« Dans les faits, il y a des rapports de force »
Published on
A l'occasion du sommet UE-Afrique, CaféBabel a rencontré Hilaire Soulama, conseiller diplomatique de la présidence du Burkina Faso. Il décrit une relation ambigüe avec l'Europe, où les intérêts comptent un peu plus que les idéaux.
cafébabel : Les relations entre l'Union européenne et le Burkina Faso sont-elles parfaitement égalitaires, ou relèvent-elles aussi du rapport de force ?
Hilaire Soulama : Les discours et les textes officiels font de plus en plus référence à cette égalité entre pays européens et africains. Dans les faits, comme dans toute négociation internationale, il y a des rapports de forces. Ainsi, si les pays européens nous versent des Fonds européen de développement, c'est uniquement en imposant des conditions [en matière de respect des droits de l'homme, notamment, ndlr].
cafébabel : L'UE et-elle un partenaire important, pour le Burkina Faso ?
Hilaire Soulama : Pour le Burkina Faso comme pour l'Afrique, c'est un partenaire très important sur les plans économique et politique. Au point de vue économique, l'UE nous apporte beaucoup, par les échanges commerciaux et par le Fonds européen de développement [658 millions d'euros de 2007 à 2013, ndlr]. Elle possède aussi des technologies et une expérience qui nous intéressent.
Sur le plan politique, nous partageons une exigence de paix et de stabilité dans la région africaine. Cela se voit à travers les opérations de maintien de la paix engagées par l'UE au Mali et en Centrafrique.
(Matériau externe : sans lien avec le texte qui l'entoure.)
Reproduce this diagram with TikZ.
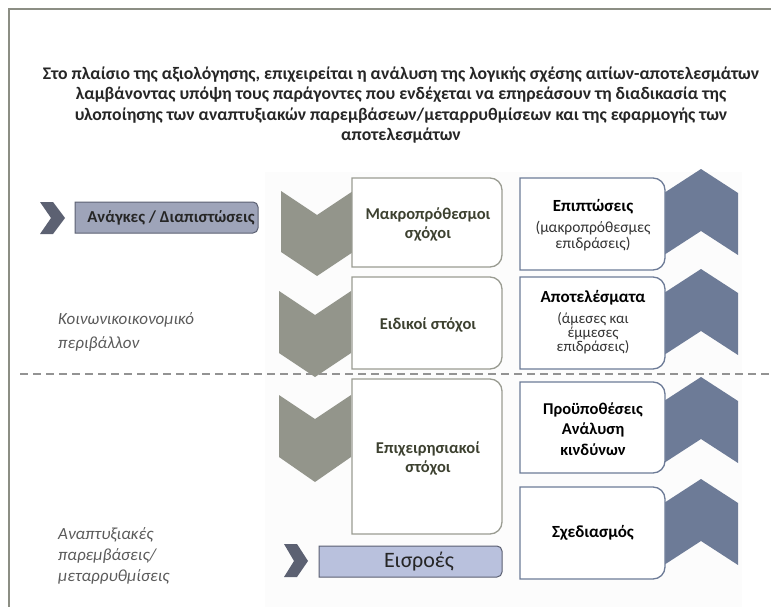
\documentclass[tikz,border=0pt]{standalone}
\usepackage{fontspec}
\setmainfont{Carlito}
\usetikzlibrary{positioning}
\definecolor{framegray}{HTML}{8C8E84}
\definecolor{chevgray}{HTML}{93958B}
\definecolor{chevblue}{HTML}{6D7B97}
\definecolor{chevdark}{HTML}{5C6172}
\definecolor{goalline}{HTML}{9A9C92}
\definecolor{goalink}{HTML}{3D4130}
\definecolor{needfill}{HTML}{9EA4B9}
\definecolor{infill}{HTML}{B9C1DD}
\definecolor{boxline}{HTML}{5B6072}
\definecolor{sidegray}{HTML}{5A5A5A}
\tikzset{
  downchev/.style={fill=chevgray},
  upchev/.style={fill=chevblue},
  smallchev/.style={fill=chevdark},
  goalbox/.style={draw=goalline, line width=1.3pt, fill=white},
  effbox/.style={draw=chevblue, line width=1.3pt, fill=white},
  needbox/.style={draw=boxline, line width=1pt, fill=needfill},
  inbox/.style={draw=boxline, line width=1pt, fill=infill},
  goaltxt/.style={font=\fontsize{16.5}{19}\selectfont\bfseries, text=goalink, align=center, inner sep=0pt},
  effhead/.style={font=\fontsize{17}{20.5}\selectfont\bfseries, align=center, inner sep=0pt},
  effnote/.style={font=\fontsize{15.5}{16.5}\selectfont, text=black!80, align=center, inner sep=0pt},
  sidetxt/.style={font=\fontsize{17}{22}\selectfont\itshape, text=sidegray, align=left, anchor=west, inner sep=0pt},
}
\begin{document}
\begin{tikzpicture}[x=1pt, y=-1pt]
\useasboundingbox (0,0) rectangle (771,607);
% frame and background
\fill[gray!2] (265,172) rectangle (742,607);
\draw[framegray, line width=2pt] (9,607) -- (9,9.5) -- (771,9.5);
\node[font=\fontsize{17.7}{20.5}\selectfont\bfseries, text=black!85, align=center] (title) at (401,105)
  {Στο πλαίσιο της αξιολόγησης, επιχειρείται η ανάλυση της λογικής σχέσης αιτίων-αποτελεσμάτων\\
   λαμβάνοντας υπόψη τους παράγοντες που ενδέχεται να επηρεάσουν τη διαδικασία της\\
   υλοποίησης των αναπτυξιακών παρεμβάσεων/μεταρρυθμίσεων και της εφαρμογής των\\
   αποτελεσμάτων};
\draw[gray!85, line width=1.3pt, dash pattern=on 8pt off 5pt] (20,374) -- (771,374);

% chevrons downwards
\fill[downchev] (281,191) -- (317,215) -- (353,191) -- (353,252) -- (317,276) -- (281,252) -- cycle;
\fill[downchev] (279,291) -- (315,315) -- (351,291) -- (351,353) -- (315,377) -- (279,353) -- cycle;
\fill[downchev] (279,395) -- (315,419) -- (351,395) -- (351,457) -- (315,482) -- (279,457) -- cycle;
% chevrons upwards
\foreach \a in {169,269,377,479}
  \fill[upchev] (701,\a) -- (738,\a+24) -- (738,\a+86) -- (701,\a+62) -- (664,\a+86) -- (664,\a+24) -- cycle;
% small chevrons
\fill[smallchev] (40,202) -- (53,202) -- (65,218) -- (53,234) -- (40,234) -- (51,218) -- cycle;
\fill[smallchev] (284,544) -- (297,544) -- (308,561) -- (297,577) -- (284,577) -- (294,561) -- cycle;

% goal boxes
\draw[goalbox] (352,267) -- (352,178) [rounded corners=12pt] -- (502,178) -- (502,267) [sharp corners] -- cycle;
\draw[goalbox] (352,369) -- (352,277) [rounded corners=12pt] -- (502,277) -- (502,369) [sharp corners] -- cycle;
\draw[goalbox] (352,534) -- (352,379) [rounded corners=12pt] -- (502,379) -- (502,534) [sharp corners] -- cycle;
\node[goaltxt] (longgoal) at (428,224) {Μακροπρόθεσμοι\\σχόχοι};
\node[goaltxt] (specgoal) at (428,325) {Ειδικοί στόχοι};
\node[goaltxt] (opgoal) at (428,458) {Επιχειρησιακοί\\στόχοι};

% effect boxes
\draw[effbox] (520,270) -- (520,178) [rounded corners=12pt] -- (665,178) -- (665,270) [sharp corners] -- cycle;
\draw[effbox] (520,369) -- (520,277) [rounded corners=12pt] -- (665,277) -- (665,369) [sharp corners] -- cycle;
\draw[effbox] (520,473) -- (520,382) [rounded corners=12pt] -- (665,382) -- (665,473) [sharp corners] -- cycle;
\draw[effbox] (520,579) -- (520,487) [rounded corners=12pt] -- (665,487) -- (665,579) [sharp corners] -- cycle;
\node[effhead] (impact) at (593,207) {Επιπτώσεις};
\node[effnote] (impactnote) at (593,236) {(μακροπρόθεσμες\\επιδράσεις)};
\node[effhead] (results) at (593,298) {Αποτελέσματα};
\node[effnote, font=\fontsize{15}{13.8}\selectfont] (resultsnote) at (593,333) {(άμεσες και\\έμμεσες\\επιδράσεις)};
\node[effhead, font=\fontsize{16.5}{20.5}\selectfont\bfseries] (risks) at (593,429) {Προϋποθέσεις\\Ανάλυση\\κινδύνων};
\node[effhead] (design) at (593,533) {Σχεδιασμός};

% needs and inputs
\draw[needbox] (75,233) -- (75,202) [rounded corners=5pt] -- (258,202) -- (258,233) [sharp corners] -- cycle;
\node[font=\fontsize{16.7}{19}\selectfont\bfseries, text=black!85] (needs) at (171,218) {Ανάγκες / Διαπιστώσεις};
\draw[inbox] (319,577) -- (319,546) [rounded corners=5pt] -- (502,546) -- (502,577) [sharp corners] -- cycle;
\node[font=\fontsize{22}{24}\selectfont, text=black!85] (inputs) at (419,561.5) {Εισροές};

% side labels
\node[sidetxt, font=\fontsize{17}{24}\selectfont\itshape] (socio) at (58,332) {Κοινωνικοικονομικό\\περιβάλλον};
\node[sidetxt, font=\fontsize{17}{21}\selectfont\itshape] (devint) at (58,556) {Αναπτυξιακές\\παρεμβάσεις/\\μεταρρυθμίσεις};
\end{tikzpicture}
\end{document}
cafébabel : Y'a-t-il des points de divergence, au niveau diplomatique ?
Hilaire Soulama : Oui, bien sûr. Le réchauffement climatique en est un. L'Afrique est victime de ce bouleversement, dont elle n'est pas responsable. Et nous trouvons que les pays européens ne s'investissent pas suffisamment dans la lutte contre ce phénomène.
cafébabel : Vous parlez beaucoup de ce que l'Europe peut faire pour l'Afrique. Mais qu'est-ce que l'Afrique peut apporter à l'Europe ?
Hilaire Soulama : L'UE est pleine crise économique, elle a donc besoin du marché africain et des matières premières de ce continent. Elle a été très présente chez nous, puis nous a délaissée pour d'autres partenaires, notamment en Europe de l'Est. Entre-temps, d'autres pays, comme la Chine ou l'Inde, sont venus investir chez nous, et l'UE aura du mal à les supplanter.
cafébabel : En matière de démocratie et de droits de l'homme, l'UE est-elle un modèle pour le Burkina ? [son président actuel, Blaise Compaoré, est arrivé au pouvoir en 1987, suite à un coup d'Etat. Il a été réélu quatre fois dans des conditions contestées, ndlr]
Hilaire Soulama : L'Europe est un modèle, au sens où elle a voulu proclamer et réaliser très tôt les idéaux de la démocratie et des droits de l'homme. Pour le reste, ce n'est que mon opinion, mais je pense que les pays européens ne sont pas forcément exemplaires. De plus, je trove que leurs critiques à l'égard des pays africains sont très ciblées : ils font des reproches à certains pays, mais ne disent rien à ceux dont les matières premières les intéressent.
Tous propos recueillis par Jean Comte, à Bruxelles.